Instruction
List each line of the data that holds the string "with".
########
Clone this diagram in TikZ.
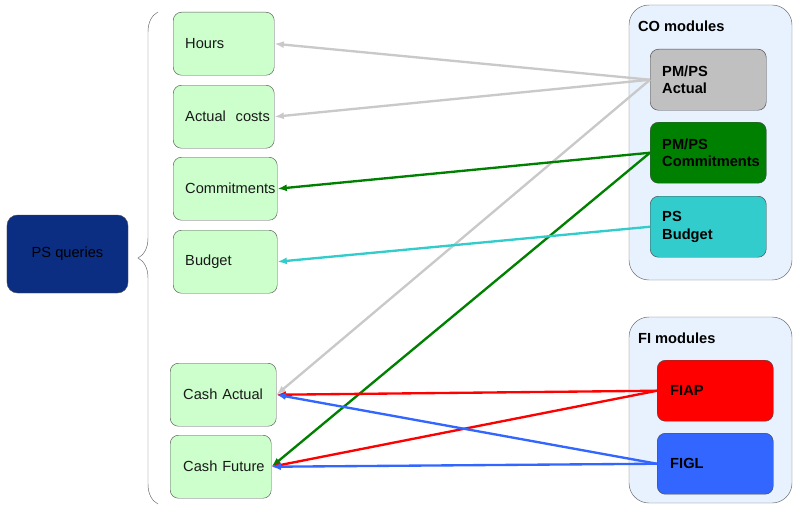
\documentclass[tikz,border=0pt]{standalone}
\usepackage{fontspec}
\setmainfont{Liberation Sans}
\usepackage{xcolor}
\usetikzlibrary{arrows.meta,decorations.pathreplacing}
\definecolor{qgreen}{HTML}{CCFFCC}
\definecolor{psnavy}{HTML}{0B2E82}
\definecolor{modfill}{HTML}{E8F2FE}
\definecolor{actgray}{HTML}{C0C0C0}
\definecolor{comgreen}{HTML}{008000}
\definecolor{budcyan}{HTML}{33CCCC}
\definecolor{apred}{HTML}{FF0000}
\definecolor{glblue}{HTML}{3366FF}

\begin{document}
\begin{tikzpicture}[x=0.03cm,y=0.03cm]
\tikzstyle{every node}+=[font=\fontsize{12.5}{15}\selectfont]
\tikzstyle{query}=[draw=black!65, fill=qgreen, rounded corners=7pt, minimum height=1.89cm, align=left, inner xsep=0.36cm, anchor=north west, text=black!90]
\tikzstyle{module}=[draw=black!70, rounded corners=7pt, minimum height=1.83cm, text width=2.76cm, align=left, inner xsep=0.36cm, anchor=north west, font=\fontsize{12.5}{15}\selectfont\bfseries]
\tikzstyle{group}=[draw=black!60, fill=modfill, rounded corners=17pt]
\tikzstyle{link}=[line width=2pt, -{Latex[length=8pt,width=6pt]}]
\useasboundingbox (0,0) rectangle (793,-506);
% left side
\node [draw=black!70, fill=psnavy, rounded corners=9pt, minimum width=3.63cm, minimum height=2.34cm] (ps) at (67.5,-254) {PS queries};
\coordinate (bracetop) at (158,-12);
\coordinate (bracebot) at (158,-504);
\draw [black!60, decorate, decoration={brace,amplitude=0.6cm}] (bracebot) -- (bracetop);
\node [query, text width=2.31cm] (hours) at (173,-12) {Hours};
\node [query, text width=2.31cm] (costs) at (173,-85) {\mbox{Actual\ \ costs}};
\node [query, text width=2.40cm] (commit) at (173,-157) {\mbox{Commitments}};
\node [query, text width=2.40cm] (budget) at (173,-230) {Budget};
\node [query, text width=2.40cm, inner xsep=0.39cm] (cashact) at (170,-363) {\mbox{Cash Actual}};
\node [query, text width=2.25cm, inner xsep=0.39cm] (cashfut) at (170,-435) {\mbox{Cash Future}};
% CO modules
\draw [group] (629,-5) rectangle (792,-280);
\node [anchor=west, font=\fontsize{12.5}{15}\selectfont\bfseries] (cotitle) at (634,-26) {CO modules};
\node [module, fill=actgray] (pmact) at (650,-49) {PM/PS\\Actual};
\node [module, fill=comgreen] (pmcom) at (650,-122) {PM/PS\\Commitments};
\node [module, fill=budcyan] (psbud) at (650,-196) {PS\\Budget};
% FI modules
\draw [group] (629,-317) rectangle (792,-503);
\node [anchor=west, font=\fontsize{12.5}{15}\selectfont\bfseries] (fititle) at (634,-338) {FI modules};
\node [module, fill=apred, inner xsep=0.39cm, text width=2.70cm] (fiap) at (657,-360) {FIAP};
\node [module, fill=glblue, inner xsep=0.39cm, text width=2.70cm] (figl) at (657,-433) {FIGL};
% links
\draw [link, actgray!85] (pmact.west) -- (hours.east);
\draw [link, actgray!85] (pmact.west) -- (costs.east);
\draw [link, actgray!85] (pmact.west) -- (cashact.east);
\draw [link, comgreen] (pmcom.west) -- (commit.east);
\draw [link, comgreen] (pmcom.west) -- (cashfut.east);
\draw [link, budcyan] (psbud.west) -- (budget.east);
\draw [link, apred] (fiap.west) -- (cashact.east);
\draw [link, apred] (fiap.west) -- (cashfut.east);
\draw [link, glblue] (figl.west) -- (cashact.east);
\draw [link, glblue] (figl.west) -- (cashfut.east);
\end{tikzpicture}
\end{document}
########
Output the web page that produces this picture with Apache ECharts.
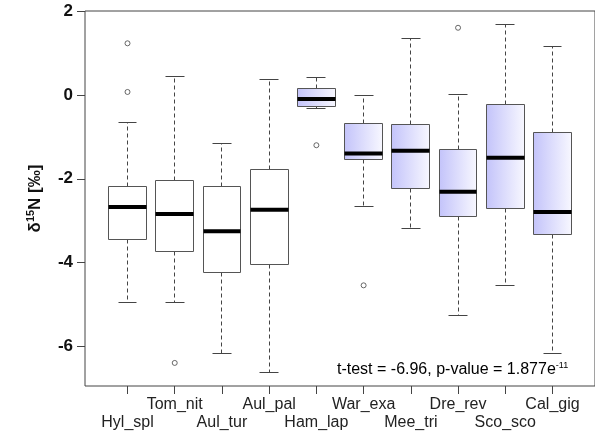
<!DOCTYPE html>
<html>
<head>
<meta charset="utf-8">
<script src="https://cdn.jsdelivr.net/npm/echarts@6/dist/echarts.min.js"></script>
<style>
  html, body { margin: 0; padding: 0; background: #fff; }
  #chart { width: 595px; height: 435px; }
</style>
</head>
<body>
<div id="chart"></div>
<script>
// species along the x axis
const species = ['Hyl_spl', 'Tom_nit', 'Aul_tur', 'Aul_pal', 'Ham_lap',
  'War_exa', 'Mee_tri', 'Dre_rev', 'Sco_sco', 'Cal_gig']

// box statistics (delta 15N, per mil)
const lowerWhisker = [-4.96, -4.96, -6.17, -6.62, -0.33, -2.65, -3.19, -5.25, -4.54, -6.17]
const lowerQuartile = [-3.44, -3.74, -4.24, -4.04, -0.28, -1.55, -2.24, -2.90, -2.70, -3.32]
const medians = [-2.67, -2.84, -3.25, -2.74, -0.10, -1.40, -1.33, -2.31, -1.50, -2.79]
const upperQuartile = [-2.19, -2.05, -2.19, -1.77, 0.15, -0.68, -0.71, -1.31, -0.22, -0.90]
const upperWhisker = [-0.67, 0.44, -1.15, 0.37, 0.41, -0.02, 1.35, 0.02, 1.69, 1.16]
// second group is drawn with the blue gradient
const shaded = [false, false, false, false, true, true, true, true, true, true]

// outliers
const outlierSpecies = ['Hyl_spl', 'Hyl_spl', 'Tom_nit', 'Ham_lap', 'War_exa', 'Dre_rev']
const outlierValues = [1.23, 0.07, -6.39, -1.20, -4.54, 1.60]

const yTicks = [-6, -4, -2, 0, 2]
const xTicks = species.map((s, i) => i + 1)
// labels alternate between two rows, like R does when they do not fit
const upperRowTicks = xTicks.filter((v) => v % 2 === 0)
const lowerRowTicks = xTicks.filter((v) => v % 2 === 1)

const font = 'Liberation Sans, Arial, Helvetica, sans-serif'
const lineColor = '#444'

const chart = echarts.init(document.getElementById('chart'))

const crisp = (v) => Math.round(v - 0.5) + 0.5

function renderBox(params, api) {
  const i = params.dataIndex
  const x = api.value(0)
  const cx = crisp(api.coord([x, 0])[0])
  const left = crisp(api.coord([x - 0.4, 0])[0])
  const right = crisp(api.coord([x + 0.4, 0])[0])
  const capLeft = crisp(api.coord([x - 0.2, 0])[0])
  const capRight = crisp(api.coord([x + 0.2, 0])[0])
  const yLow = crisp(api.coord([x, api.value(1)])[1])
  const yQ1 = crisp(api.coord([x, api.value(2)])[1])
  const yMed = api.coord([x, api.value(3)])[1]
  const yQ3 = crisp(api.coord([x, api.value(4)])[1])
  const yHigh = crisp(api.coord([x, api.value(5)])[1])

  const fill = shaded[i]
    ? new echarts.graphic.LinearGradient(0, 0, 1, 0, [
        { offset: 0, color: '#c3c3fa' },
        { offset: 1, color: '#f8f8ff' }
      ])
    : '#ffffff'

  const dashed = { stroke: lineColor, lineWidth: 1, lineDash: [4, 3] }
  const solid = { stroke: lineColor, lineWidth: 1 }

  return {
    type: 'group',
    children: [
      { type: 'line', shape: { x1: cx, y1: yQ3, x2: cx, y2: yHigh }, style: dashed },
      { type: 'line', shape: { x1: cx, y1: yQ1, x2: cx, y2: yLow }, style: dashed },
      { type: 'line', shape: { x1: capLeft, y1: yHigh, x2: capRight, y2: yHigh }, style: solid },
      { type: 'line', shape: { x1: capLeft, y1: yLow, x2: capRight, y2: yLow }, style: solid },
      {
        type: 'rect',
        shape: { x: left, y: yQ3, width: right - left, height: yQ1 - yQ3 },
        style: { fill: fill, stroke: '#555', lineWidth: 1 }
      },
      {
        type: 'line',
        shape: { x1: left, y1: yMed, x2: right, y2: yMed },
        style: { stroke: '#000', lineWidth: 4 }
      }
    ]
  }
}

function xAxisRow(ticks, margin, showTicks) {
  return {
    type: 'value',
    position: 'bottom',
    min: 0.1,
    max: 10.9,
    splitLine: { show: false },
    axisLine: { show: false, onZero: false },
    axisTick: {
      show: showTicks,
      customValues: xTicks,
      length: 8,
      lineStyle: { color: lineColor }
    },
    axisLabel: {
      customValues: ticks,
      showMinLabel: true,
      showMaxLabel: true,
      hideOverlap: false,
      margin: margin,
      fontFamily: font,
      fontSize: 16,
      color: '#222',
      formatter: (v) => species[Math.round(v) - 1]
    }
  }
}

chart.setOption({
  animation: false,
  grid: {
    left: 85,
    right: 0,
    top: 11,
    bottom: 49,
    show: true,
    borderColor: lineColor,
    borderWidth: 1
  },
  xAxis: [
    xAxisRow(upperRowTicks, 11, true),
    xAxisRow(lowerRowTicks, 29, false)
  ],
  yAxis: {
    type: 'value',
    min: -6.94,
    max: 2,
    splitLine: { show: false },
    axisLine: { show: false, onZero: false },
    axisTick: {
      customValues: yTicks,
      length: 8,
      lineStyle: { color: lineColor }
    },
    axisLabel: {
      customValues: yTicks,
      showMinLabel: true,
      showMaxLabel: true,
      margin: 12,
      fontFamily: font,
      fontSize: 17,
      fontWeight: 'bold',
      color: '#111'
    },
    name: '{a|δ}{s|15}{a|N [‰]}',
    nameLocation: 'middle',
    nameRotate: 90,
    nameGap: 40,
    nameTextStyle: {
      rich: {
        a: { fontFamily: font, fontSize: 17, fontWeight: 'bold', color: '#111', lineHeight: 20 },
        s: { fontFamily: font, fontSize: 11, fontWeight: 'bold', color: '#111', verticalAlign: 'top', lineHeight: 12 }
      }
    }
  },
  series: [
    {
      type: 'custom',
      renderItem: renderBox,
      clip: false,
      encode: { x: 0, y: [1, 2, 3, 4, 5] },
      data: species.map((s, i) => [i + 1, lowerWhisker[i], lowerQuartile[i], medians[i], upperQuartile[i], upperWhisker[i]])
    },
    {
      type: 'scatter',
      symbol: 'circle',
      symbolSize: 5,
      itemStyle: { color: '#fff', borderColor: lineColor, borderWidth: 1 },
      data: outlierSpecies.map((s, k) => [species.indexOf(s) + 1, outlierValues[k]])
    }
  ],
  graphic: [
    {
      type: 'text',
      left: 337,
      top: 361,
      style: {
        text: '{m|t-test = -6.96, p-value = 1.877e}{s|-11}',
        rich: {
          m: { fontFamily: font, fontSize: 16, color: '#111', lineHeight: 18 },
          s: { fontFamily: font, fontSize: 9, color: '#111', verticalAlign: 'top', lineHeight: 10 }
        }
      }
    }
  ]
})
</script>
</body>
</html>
########
Correct response
Output the web page that produces this picture with Apache ECharts.
// second group is drawn with the blue gradient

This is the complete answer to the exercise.